Menyandang predikat partai politik Islam tertua yang sudah berusia 51 tahun, PPP harus menelan pil pahit. Sebab, untuk pertama kalinya mereka gagal lolos ke Senayan.

Di bawah kepemimpinan Muhamad Mardiono yang menggandeng Sandiaga Uno sebagai ketua badan pemenangan pemilu (bappilu), PPP hanya menperoleh suara 3,87 persen, alias nyaris memenuhi syarat ambang batas parlemen empat persen.

Gugat Hasil Pileg 2024 ke MK

Tak terima dengan hasil resmi KPU, PPP bakal menyiapkan gugatan hasil Pemilu 2024 ke Mahkamah Konstitusi (MK).

"Tentu kami terkejut dengan hasil rekapitulasi, secara bertentangan karena tidak sesuai. Berbeda dengan data internal kami. Namun dengan demikian, kita menghormati proses yang ada di KPU secara berjenjang yang telah dilakukan," kata Awiek di kantor KPU, Jakarta, Rabu (20/3).

Awiek mengungkapkan, partainya telah mengumpulkan berbagai data dan bukti untuk mengajukan gugatan ke MK. Gugatan itu bakal diajukan paling lama tiga hari setelah pengumuman resmi KPU.  

"Yang jelas data-data kami sangat lengkap dan ketika nanti menggugat ke Mahkamah Konstitusi semuanya akan kami lampirkan bukti-bukti tersebut," tegas Awiek.

Selain ke MK, tim hukum PPP juga sudah melaporkan ke Bawaslu terkait temuan dugaan salah input dan salah hitung di beberapa provinsi. Berbagai data dan bukti itu akan disampaikan dalam sengketa hasil Pemilu 2024 di MK untuk mengembalikan suara PPP.

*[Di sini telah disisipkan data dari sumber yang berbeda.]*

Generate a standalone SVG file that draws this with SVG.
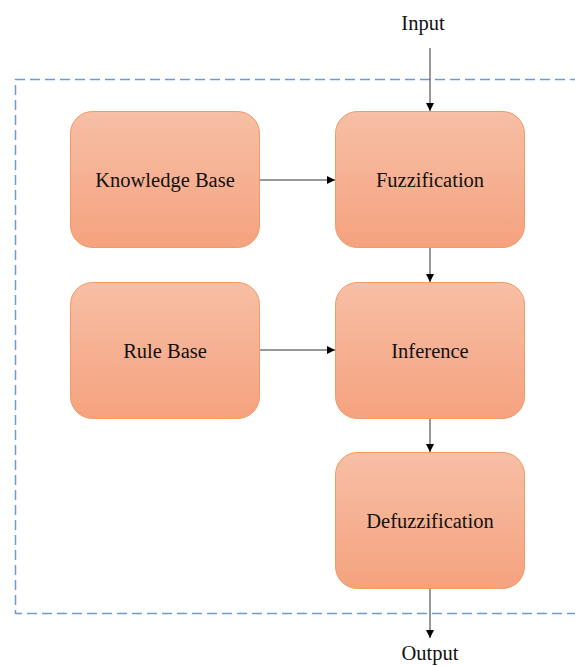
<svg xmlns="http://www.w3.org/2000/svg" width="575" height="666" viewBox="0 0 575 666">
<defs>
<linearGradient id="g" x1="0" y1="0" x2="0" y2="1">
<stop offset="0" stop-color="#f7bfa6"/>
<stop offset="1" stop-color="#f5a27e"/>
</linearGradient>
<marker id="arr" viewBox="0 0 10 10" refX="10" refY="5" markerWidth="8" markerHeight="8" markerUnits="userSpaceOnUse" orient="auto">
<path d="M0,0 L10,5 L0,10 z" fill="#000"/>
</marker>
<style>
.box{fill:url(#g);stroke:#f19a62;stroke-width:1}
.t{font-family:"Liberation Serif","Times New Roman",serif;font-size:20.5px;fill:#111;text-anchor:middle}
.c{stroke:#333;stroke-width:1;fill:none;marker-end:url(#arr)}
</style>
</defs>
<rect width="575" height="666" fill="#fff"/>
<path d="M580,79.5 H15.5 V613.5 H580" fill="none" stroke="#6a9bd1" stroke-width="1.5" stroke-dasharray="10,5"/>
<g id="knowledge">
<rect class="box" x="70.5" y="111.5" width="189" height="136" rx="22"/>
<text class="t" x="165" y="187">Knowledge Base</text>
</g>
<g id="fuzzification">
<rect class="box" x="335.5" y="111.5" width="189" height="136" rx="22"/>
<text class="t" x="430" y="187">Fuzzification</text>
</g>
<g id="rulebase">
<rect class="box" x="70.5" y="282.5" width="189" height="136" rx="22"/>
<text class="t" x="165" y="358">Rule Base</text>
</g>
<g id="inference">
<rect class="box" x="335.5" y="282.5" width="189" height="136" rx="22"/>
<text class="t" x="430" y="358">Inference</text>
</g>
<g id="defuzzification">
<rect class="box" x="335.5" y="452.5" width="189" height="136" rx="22"/>
<text class="t" x="430" y="528">Defuzzification</text>
</g>
<g id="input"><text class="t" x="423" y="30">Input</text></g>
<g id="output"><text class="t" x="430" y="660">Output</text></g>
<g id="connectors">
<line class="c" x1="430" y1="48" x2="430" y2="111"/>
<line class="c" x1="260" y1="180" x2="335" y2="180"/>
<line class="c" x1="430" y1="248" x2="430" y2="282"/>
<line class="c" x1="260" y1="350" x2="335" y2="350"/>
<line class="c" x1="430" y1="419" x2="430" y2="452"/>
<line class="c" x1="430" y1="589" x2="430" y2="638"/>
</g>
</svg>
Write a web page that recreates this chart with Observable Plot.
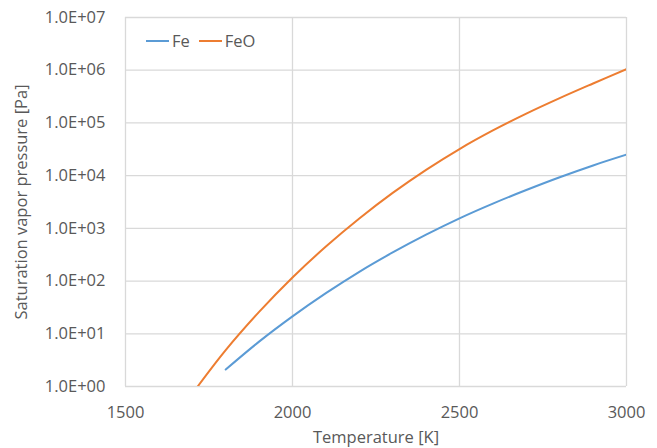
<!DOCTYPE html>
<html><head><meta charset="utf-8">
<script src="https://cdn.jsdelivr.net/npm/d3@7"></script>
<script src="https://cdn.jsdelivr.net/npm/@observablehq/plot@0.6"></script>
<style>
body{margin:0;background:#fff;}
#wrap{position:relative;width:657px;height:448px;font-family:"Open Sans",sans-serif;}
.legend{position:absolute;left:146px;top:30px;display:flex;align-items:center;font-size:16.5px;color:#595959;line-height:22px;}
.item{display:flex;align-items:center;margin-right:9px;}
.sw{display:inline-block;width:23px;height:2px;margin-right:3px;}
</style></head><body><div id="wrap"></div>
<script>
// Temperatures [K]
const feT  = [1800, 1900, 2000, 2100, 2200, 2300, 2400, 2500, 2600, 2700, 2800, 2900, 3000];
const feP  = [2.1, 7.1, 21.4, 59, 150, 349, 759, 1550, 2950, 5330, 9310, 15600, 25000];
const feoT = [1716, 1800, 1900, 2000, 2100, 2200, 2300, 2400, 2500, 2600, 2700, 2800, 2900, 3000];
const feoP = [1.0, 4.9, 26, 117, 452, 1540, 4700, 12900, 32000, 72000, 150000, 295000, 560000, 1050000];
const xTicks = [1500, 2000, 2500, 3000];
const yTicks = [1, 10, 100, 1e3, 1e4, 1e5, 1e6, 1e7];
const yTickLabels = ["1.0E+00","1.0E+01","1.0E+02","1.0E+03","1.0E+04","1.0E+05","1.0E+06","1.0E+07"];
const seriesNames = ["Fe", "FeO"];
const seriesColors = ["#5B9BD5", "#ED7D31"];

const fe = feT.map((T, i) => ({T, p: feP[i]}));
const feo = feoT.map((T, i) => ({T, p: feoP[i]}));

const grid = {stroke: "#d9d9d9", strokeOpacity: 1, strokeWidth: 1.3};
const chart = Plot.plot({
  width: 657, height: 448,
  marginLeft: 125, marginRight: 31, marginTop: 17, marginBottom: 62,
  style: {fontFamily: "Open Sans", fontSize: "16.5px", color: "#595959", background: "white"},
  x: {domain: [1500, 3000]},
  y: {type: "log", domain: [1, 1e7]},
  marks: [
    Plot.gridX(xTicks, grid),
    Plot.gridY(yTicks, grid),
    Plot.axisX(xTicks, {tickSize: 0, tickPadding: 20, tickFormat: d => String(d), label: "Temperature [K]", labelArrow: false, labelAnchor: "center", labelOffset: 56}),
    Plot.axisY(yTicks, {tickSize: 0, tickPadding: 20, tickFormat: d => yTickLabels[yTicks.indexOf(d)], label: "Saturation vapor pressure [Pa]", labelArrow: false, labelAnchor: "center", labelOffset: 110}),
    Plot.line(fe, {x: "T", y: "p", stroke: seriesColors[0], strokeWidth: 2, curve: "catmull-rom", clip: true}),
    Plot.line(feo, {x: "T", y: "p", stroke: seriesColors[1], strokeWidth: 2, curve: "catmull-rom", clip: true})
  ]
});
const wrap = document.getElementById("wrap");
wrap.appendChild(chart);
const leg = document.createElement("div");
leg.className = "legend";
seriesNames.forEach((n, i) => {
  const it = document.createElement("span");
  it.className = "item";
  const sw = document.createElement("span");
  sw.className = "sw";
  sw.style.background = seriesColors[i];
  it.appendChild(sw);
  it.appendChild(document.createTextNode(n));
  leg.appendChild(it);
});
wrap.appendChild(leg);
</script></body></html>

Dia mengungkapkan, berdasarkan data internal partainya, PPP meraih 4,04 persen suara atau lolos PT dan masuk ke Senayan. "Jadi memang dari yang diumumkan oleh KPU kalau berdasarkan rekapitulasi tidak jauh berbeda. Ada selisih 100 ribu hingga 250 ribu suara," ujar Awiek.

Awiek menduga terjadi pergeseran suara PPP ke partai lain yang terjadi di beberapa provinsi. Selain itu, terdapat penggunaan surat suara untuk kepentingan pihak tertentu.

"Ada ketidakwajaran suara sah di sejumlah dapil itu juga menjadi sorotan bagi kami. Tidak logis ketika suara sah mencapai 99,8 persen berarti 0,02 persen yang tidak sah, artinya 100 persen terpakai. Nah, yang seperti itu tentu harus jadi catatan bagi penyelenggara Pemilu ke depan" jelas dia.  

"Pergeseran-pergeseran itu terlacak semuanya dan tidak perlu kami sampaikan ke media," sambungnya.